Wright's show has lasted longer than any other on Channel Five. Its 9.15am slot means it is reliably supplied with mums, students, and the unemployed. But a few other key factors ensure its audience numbers are still rising, and explain why rumours abound that Richard Desmond, Channel Five's new owner, is keen to expand it.
It is more intellectually stimulating than the morning exhibitionism on ITV (Jeremy Vile, they call him), and genuinely belongs to the viewers. Wright describes the format as a radio phone-in show on television, and his scripts are laden with the assertion to camera "It's your show, not theirs [referring to the panellists]". That breeds loyalty, and trust.
Above all, there is Wright himself. Recently remarried, his background on The Sun's Bizarre desk, and then at the Mirror, gives the show genuine journalistic edge.

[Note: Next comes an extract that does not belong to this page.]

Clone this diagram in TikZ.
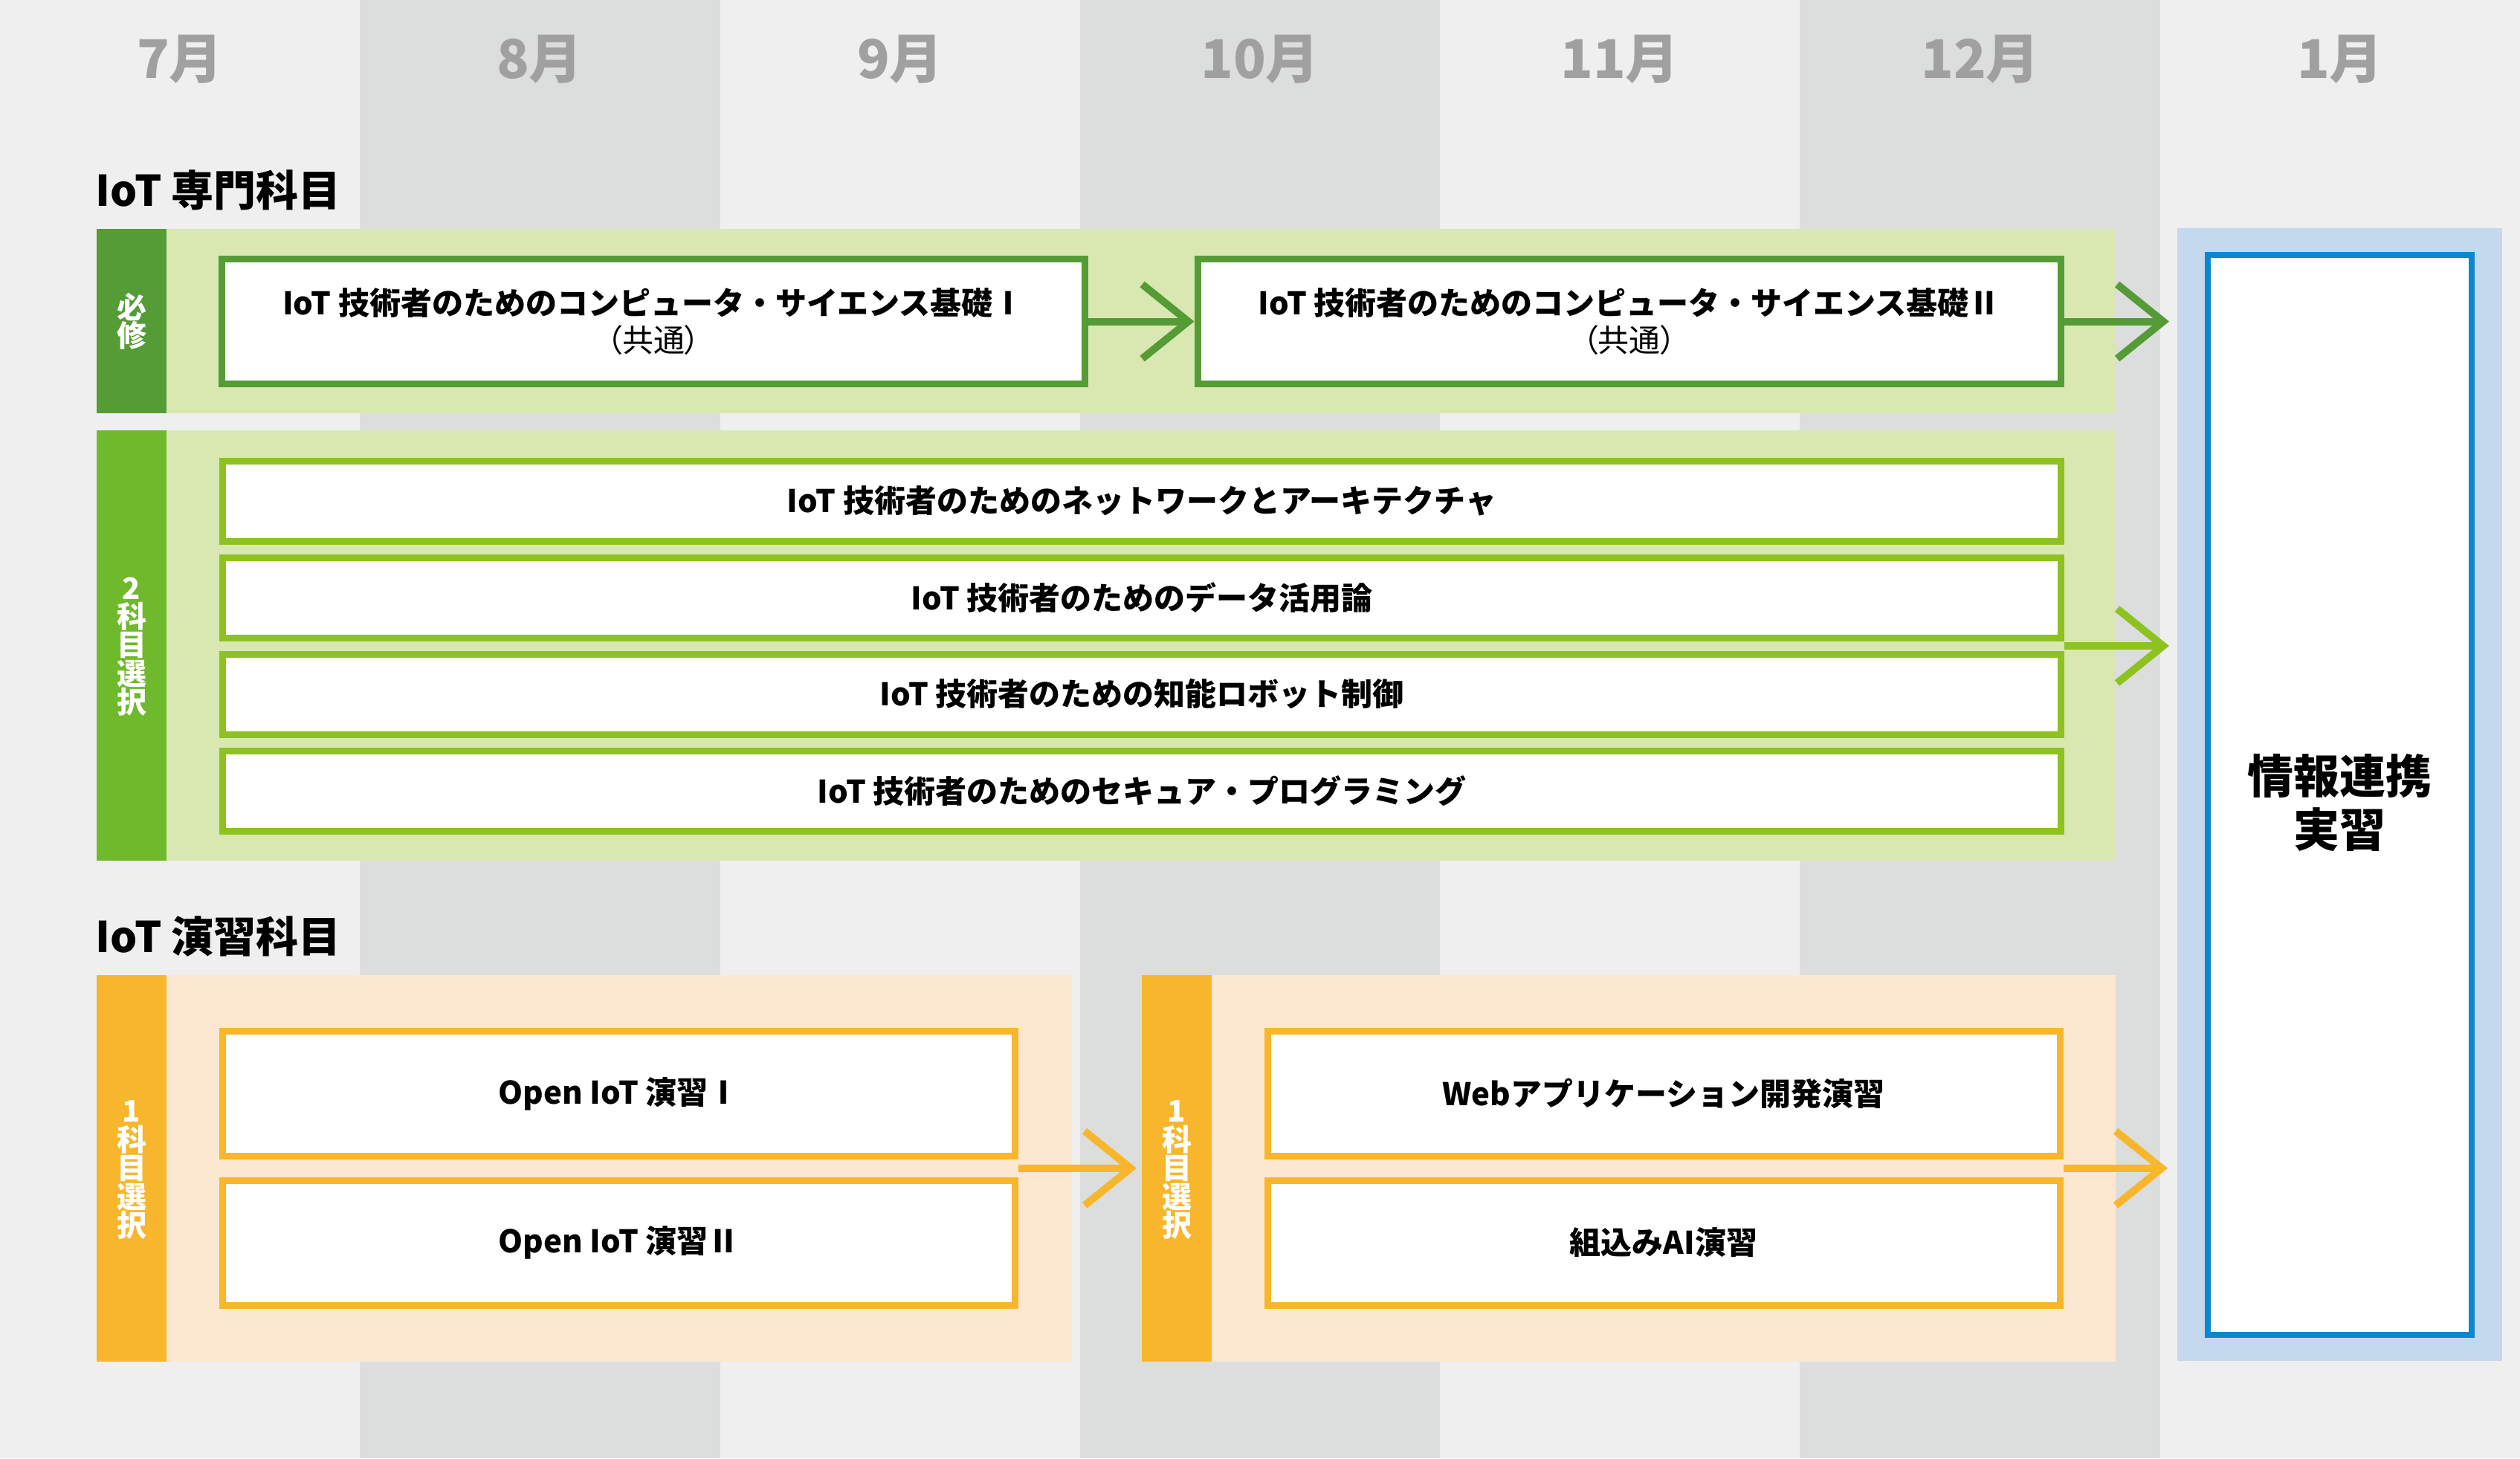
\documentclass[tikz,border=0pt]{standalone}
\usepackage{fontspec}
\setmainfont{Noto Sans CJK JP}
\newfontfamily\jpp{Noto Sans CJK JP}[RawFeature=+palt]
\usetikzlibrary{arrows.meta,calc}
\definecolor{colL}{HTML}{EFEFEF}
\definecolor{colD}{HTML}{DCDEDD}
\definecolor{gDark}{HTML}{559B36}
\definecolor{gMid}{HTML}{6FB92C}
\definecolor{gLine}{HTML}{8DC21F}
\definecolor{gPale}{HTML}{D9E8B1}
\definecolor{oMain}{HTML}{F8B62D}
\definecolor{oPale}{HTML}{FCE8D0}
\definecolor{bPale}{HTML}{C4D8EE}
\definecolor{bLine}{HTML}{0A87CE}
\definecolor{monthgray}{HTML}{A0A0A0}
\begin{document}
\begin{tikzpicture}[x=0.25pt,y=-0.25pt,
  month/.style={font=\bfseries\fontsize{18pt}{18pt}\selectfont, text=monthgray, inner sep=0},
  sect/.style={font=\bfseries\fontsize{14.25pt}{14.25pt}\selectfont, anchor=west, inner sep=0},
  course/.style={draw, line width=2.25pt, fill=white, inner sep=0, align=center,
    font=\bfseries\fontsize{10.5pt}{12.5pt}\selectfont},
  wide/.style={course, draw=gLine, minimum width=618.25pt, minimum height=27pt},
  req/.style={course, draw=gDark, minimum width=290.25pt, minimum height=42pt},
  prac/.style={course, draw=oMain, minimum width=266.5pt, minimum height=42pt},
  vlab/.style={text=white, inner sep=0, align=center,
    font=\bfseries\fontsize{10pt}{9.6pt}\selectfont},
  flow/.style={line width=2.5pt, -{Straight Barb[length=15.5pt, width=25pt]}},
]
\useasboundingbox (0,0) rectangle (3390,1962);
% month columns
\fill[colL] (0,0) rectangle (3390,1962);
\foreach \i in {1,3,5} {
  \fill[colD] ({\i*484.2857},0) rectangle ({(\i+1)*484.2857},1962);
}
\node[month] (m7)  at (242,80)  {7月};
\node[month] (m8)  at (726,80)  {8月};
\node[month] (m9)  at (1211,80) {9月};
\node[month] (m10) at (1695,80) {10月};
\node[month] (m11) at (2179,80) {11月};
\node[month] (m12) at (2664,80) {12月};
\node[month] (m1)  at (3148,80) {1月};

% section titles
\node[sect] (s1) at (128,256) {IoT 専門科目};
\node[sect] (s2) at (128,1260) {IoT 演習科目};

% bands
\fill[gPale] (224,308) rectangle (2846,556);
\fill[gDark] (130,308) rectangle (224,556);
\fill[gPale] (224,579) rectangle (2846,1158);
\fill[gMid]  (130,579) rectangle (224,1158);
\fill[oPale] (224,1312) rectangle (1442,1832);
\fill[oMain] (130,1312) rectangle (224,1832);
\fill[oPale] (1630,1312) rectangle (2846,1832);
\fill[oMain] (1536,1312) rectangle (1630,1832);
\fill[bPale] (2929,307) rectangle (3366,1831);

% strip labels
\node[vlab] (l1) at (177,432) {必\\修};
\node[vlab] (l2) at (177,870) {2\\科\\目\\選\\択};
\node[vlab] (l3) at (177,1574) {1\\科\\目\\選\\択};
\node[vlab] (l4) at (1583,1574) {1\\科\\目\\選\\択};

% required courses
\node[req] (B1) at (879,432.5) {IoT 技術者のためのコンピュータ・サイエンス基礎Ⅰ\\{\mdseries\jpp （共通）}};
\node[req] (B2) at (2191.5,432.5) {IoT 技術者のためのコンピュータ・サイエンス基礎Ⅱ\\{\mdseries\jpp （共通）}};

% elective courses (choose 2)
\node[wide] (r1) at (1536,674)  {IoT 技術者のためのネットワークとアーキテクチャ};
\node[wide] (r2) at (1536,804)  {IoT 技術者のためのデータ活用論};
\node[wide] (r3) at (1536,934)  {IoT 技術者のための知能ロボット制御};
\node[wide] (r4) at (1536,1064) {IoT 技術者のためのセキュア・プログラミング};

% practice courses
\node[prac] (o1) at (832.5,1471.5) {Open IoT 演習Ⅰ};
\node[prac] (o2) at (832.5,1672)   {Open IoT 演習Ⅱ};
\node[prac] (o3) at (2238,1471.5)  {Webアプリケーション開発演習};
\node[prac] (o4) at (2238,1672)    {組込みAI演習};

% final practicum
\node[draw=bLine, line width=2pt, fill=white, inner sep=0,
      minimum width=88.75pt, minimum height=363.25pt] (P) at (3147.5,1069.5) {};
\node[inner sep=0, align=center, font=\bfseries\fontsize{15.5pt}{18pt}\selectfont]
      (Pt) at ([yshift=-2.5pt]P.center) {情報連携\\実習};

% connectors
\coordinate (t1) at (2918,432.5);
\coordinate (s2a) at ($(r2.east)!0.5!(r3.east)$);
\coordinate (t2) at (2918,869);
\coordinate (s3) at ($(o1.east)!0.5!(o2.east)$);
\coordinate (t3) at (1529,1571.75);
\coordinate (s4) at ($(o3.east)!0.5!(o4.east)$);
\coordinate (t4) at (2916,1571.75);
\draw[flow, draw=gDark] (B1.east) -- (B2.west);
\draw[flow, draw=gDark] (B2.east) -- (t1);
\draw[flow, draw=gLine] (s2a) -- (t2);
\draw[flow, draw=oMain] (s3) -- (t3);
\draw[flow, draw=oMain] (s4) -- (t4);
\end{tikzpicture}
\end{document}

It breaks scoops – aside from Leslie, it's notable that Goody and Galloway chose this show to "speak", having declined interviews elsewhere – and campaigns aggressively on Wright's pet hates.
He brings in big names largely through his other media work. Inside Out, which he presents on the BBC, is in its fourth year, and he spent two years presenting Radio 2's culture show The Weekender, during 21-hour Fridays. Having been a regular substitute for Adrian Chiles on The One Show, the surprise is that the BBC isn't getting more from him.
Wright himself feels that, despite the production talent, his show couldn't be converted into a regular prime-time slot without a bigger budget. Yet Desmond is known to want more from one of his most trusted brands. Britain's brightest daytime show, as Wright styles it, is probably about to get brighter yet.